TASK DETAILS — Gather all lines containing the string "React" and copy them out.

━━━━━━━━━━━━━━━━━━━━

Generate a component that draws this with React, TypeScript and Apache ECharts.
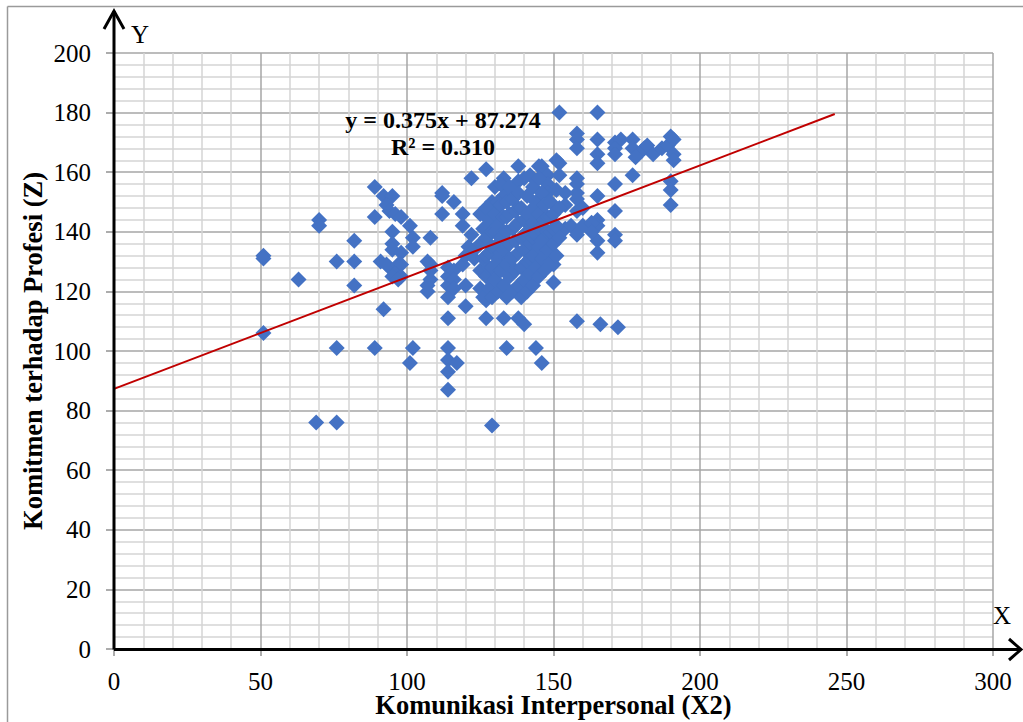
import React, { useEffect, useRef } from "react";
import * as echarts from "echarts";

const xTicks = [0, 50, 100, 150, 200, 250, 300];
const yTicks = [0, 20, 40, 60, 80, 100, 120, 140, 160, 180, 200];

const slope = [0.375];
const intercept = [87.274];
const trendXRange = [0, 246];
const equationText = ["y = 0.375x + 87.274", "R² = 0.310"];

// outer / sparse points
const pointsOuter: number[][] = [
  [51, 132], [51, 131], [51, 106], [63, 124], [70, 144], [70, 142], [69, 76], [76, 76],
  [76, 130], [76, 101], [82, 137], [82, 130], [82, 122], [89, 155], [89, 145], [89, 101],
  [92, 152], [95, 152], [93, 149], [94, 147], [96, 146], [98, 145], [95, 140], [101, 142],
  [102, 138], [102, 135], [95, 136], [95, 134], [98, 133], [91, 130], [93, 129], [94, 128],
  [97, 129], [98, 129], [96, 126], [98, 125], [95, 125], [97, 124], [92, 114], [102, 101],
  [101, 96], [108, 138], [107, 130], [108, 129], [108, 127], [108, 124], [107, 122], [107, 120],
  [112, 152], [112, 146], [112, 153], [116, 150], [119, 146], [119, 142], [122, 139], [121, 135],
  [114, 128], [114, 125], [114, 122], [114, 118], [116, 127], [116, 124], [116, 121], [119, 129],
  [120, 132], [120, 122], [120, 115], [123, 134], [123, 131], [114, 111], [114, 101], [114, 97],
  [117, 96], [114, 93], [114, 87], [127, 117], [127, 111], [133, 111], [138, 111], [140, 109],
  [134, 101], [144, 101], [146, 96], [129, 75], [122, 158], [127, 161], [133, 158], [138, 162],
  [145, 162], [146, 162], [151, 164], [142, 159], [148, 159], [148, 156], [148, 153], [138, 157],
  [133, 155], [133, 152], [152, 180], [165, 180], [158, 173], [158, 171], [158, 168], [165, 171],
  [165, 166], [165, 163], [171, 170], [173, 171], [171, 168], [171, 166], [177, 171], [177, 168],
  [180, 167], [178, 165], [181, 168], [182, 169], [184, 166], [187, 168], [189, 169], [190, 172],
  [191, 171], [191, 166], [191, 164], [190, 157], [190, 154], [190, 149], [177, 159], [171, 156],
  [171, 147], [171, 139], [171, 137], [165, 152], [165, 144], [165, 142], [165, 137], [165, 133],
  [158, 110], [166, 109], [172, 108], [152, 159], [158, 158], [158, 156], [158, 153], [158, 151],
  [154, 153], [154, 149], [158, 147], [160, 148], [154, 141], [156, 142], [158, 139], [160, 142],
  [163, 143], [163, 140], [150, 129],
];

// dense central cluster
const pointsCluster: number[][] = [
  [125, 146], [125, 136], [125, 127], [125, 121],
  [126, 141], [126, 131], [126, 118],
  [127, 148], [127, 138], [127, 125], [127, 132],
  [128, 144], [128, 133], [128, 121], [128, 128],
  [129, 150], [129, 140], [129, 128], [129, 118], [129, 135],
  [130, 155], [130, 146], [130, 135], [130, 124], [130, 140],
  [131, 142], [131, 131], [131, 120], [131, 150],
  [132, 156], [132, 149], [132, 138], [132, 127], [132, 133],
  [133, 145], [133, 134], [133, 122], [133, 140],
  [134, 150], [134, 140], [134, 129], [134, 118], [134, 145],
  [135, 155], [135, 146], [135, 136], [135, 125], [135, 131],
  [136, 151], [136, 141], [136, 131], [136, 120],
  [137, 147], [137, 137], [137, 127], [137, 142],
  [138, 153], [138, 143], [138, 133], [138, 122], [138, 148],
  [139, 148], [139, 138], [139, 128], [139, 118],
  [140, 158], [140, 144], [140, 134], [140, 124], [140, 139],
  [141, 152], [141, 140], [141, 130], [141, 120], [141, 146],
  [142, 147], [142, 136], [142, 126], [142, 131],
  [143, 155], [143, 143], [143, 132], [143, 122], [143, 138],
  [144, 150], [144, 139], [144, 128], [144, 145],
  [145, 158], [145, 146], [145, 135], [145, 125], [145, 141],
  [146, 153], [146, 142], [146, 131], [146, 137],
  [147, 149], [147, 138], [147, 127], [147, 144],
  [148, 145], [148, 134], [148, 140],
  [149, 150], [149, 140], [149, 130], [149, 145],
  [150, 146], [150, 136], [150, 123], [150, 141],
  [151, 154], [151, 142], [151, 132],
  [152, 163], [152, 148], [152, 138],
];

const SERIF = "'Liberation Serif', 'Times New Roman', serif";

export default function App() {
  const ref = useRef<HTMLDivElement>(null);

  useEffect(() => {
    if (!ref.current) return;
    const chart = echarts.init(ref.current, undefined, { renderer: "svg" });
    const trendData = trendXRange.map((x) => [x, slope[0] * x + intercept[0]]);

    chart.setOption({
      animation: false,
      backgroundColor: "#ffffff",
      grid: { left: 114, right: 30, top: 53, bottom: 73, containLabel: false, outerBoundsMode: "none" },
      xAxis: {
        type: "value",
        min: xTicks[0],
        max: xTicks[xTicks.length - 1],
        interval: 50,
        name: "Komunikasi Interpersonal (X2)",
        nameLocation: "middle",
        nameGap: 45,
        nameMoveOverlap: false,
        nameTextStyle: { fontFamily: SERIF, fontWeight: "bold", fontSize: 26.5, lineHeight: 22, color: "#000" },
        axisLine: { show: false },
        axisTick: { show: true, length: 7, lineStyle: { color: "#909090", width: 1.5 } },
        axisLabel: { fontFamily: SERIF, fontSize: 25, lineHeight: 20, color: "#000", margin: 22 },
        splitLine: { show: true, lineStyle: { color: "#a6a6a6", width: 1.5 } },
        minorTick: { show: false, splitNumber: 5 },
        minorSplitLine: { show: true, lineStyle: { color: "#d4d4d4", width: 1.5 } },
      },
      yAxis: {
        type: "value",
        min: yTicks[0],
        max: yTicks[yTicks.length - 1],
        interval: 20,
        name: "Komitmen terhadap Profesi (Z)",
        nameLocation: "middle",
        nameGap: 68,
        nameMoveOverlap: false,
        nameTextStyle: { fontFamily: SERIF, fontWeight: "bold", fontSize: 26.5, color: "#000" },
        axisLine: { show: false },
        axisTick: { show: true, length: 8, lineStyle: { color: "#909090", width: 1.5 } },
        axisLabel: { fontFamily: SERIF, fontSize: 25, color: "#000", margin: 23 },
        splitLine: { show: true, lineStyle: { color: "#a6a6a6", width: 1.5 } },
        minorTick: { show: false, splitNumber: 5 },
        minorSplitLine: { show: true, lineStyle: { color: "#d4d4d4", width: 1.5 } },
      },
      series: [
        {
          type: "scatter",
          data: [...pointsOuter, ...pointsCluster],
          symbol: "diamond",
          symbolSize: 16,
          itemStyle: { color: "#4472C4", opacity: 1 },
          z: 3,
        },
        {
          type: "line",
          data: trendData,
          symbol: "none",
          lineStyle: { color: "#C00000", width: 2 },
          z: 4,
        },
      ],
      graphic: [
        { type: "line", shape: { x1: 7.5, y1: 6.5, x2: 1100, y2: 6.5 }, style: { stroke: "#9a9a9a", lineWidth: 1.5 }, z: 10 },
        { type: "line", shape: { x1: 7.5, y1: 6.5, x2: 7.5, y2: 800 }, style: { stroke: "#9a9a9a", lineWidth: 1.5 }, z: 10 },
        { type: "line", shape: { x1: 114, y1: 649.5, x2: 114, y2: 11 }, style: { stroke: "#000", lineWidth: 3 }, z: 10 },
        { type: "polyline", shape: { points: [[104, 29], [114, 11], [124, 29]] }, style: { stroke: "#000", lineWidth: 3, fill: null }, z: 10 },
        { type: "line", shape: { x1: 114, y1: 649.5, x2: 1021, y2: 649.5 }, style: { stroke: "#000", lineWidth: 3 }, z: 10 },
        { type: "polyline", shape: { points: [[1009, 639], [1021, 649.5], [1009, 660]] }, style: { stroke: "#000", lineWidth: 3, fill: null }, z: 10 },
        { type: "text", x: 131, y: 34, style: { text: "Y", font: `25px ${SERIF}`, fill: "#000", verticalAlign: "middle" }, z: 10 },
        { type: "text", x: 993, y: 615, style: { text: "X", font: `25px ${SERIF}`, fill: "#000", verticalAlign: "middle" }, z: 10 },
        { type: "text", x: 443, y: 120, style: { text: equationText[0], font: `bold 24px ${SERIF}`, fill: "#000", align: "center", verticalAlign: "middle" }, z: 10 },
        { type: "text", x: 443, y: 147, style: { text: equationText[1], font: `bold 24px ${SERIF}`, fill: "#000", align: "center", verticalAlign: "middle" }, z: 10 },
      ],
    });

    return () => chart.dispose();
  }, []);

  return (
    <div
      ref={ref}
      style={{ position: "fixed", left: 0, top: 0, width: 1023, height: 722 }}
    />
  );
}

━━━━━━━━━━━━━━━━━━━━

RESULT FOR THIS TASK —
Generate a component that draws this with React, TypeScript and Apache ECharts.
import React, { useEffect, useRef } from "react";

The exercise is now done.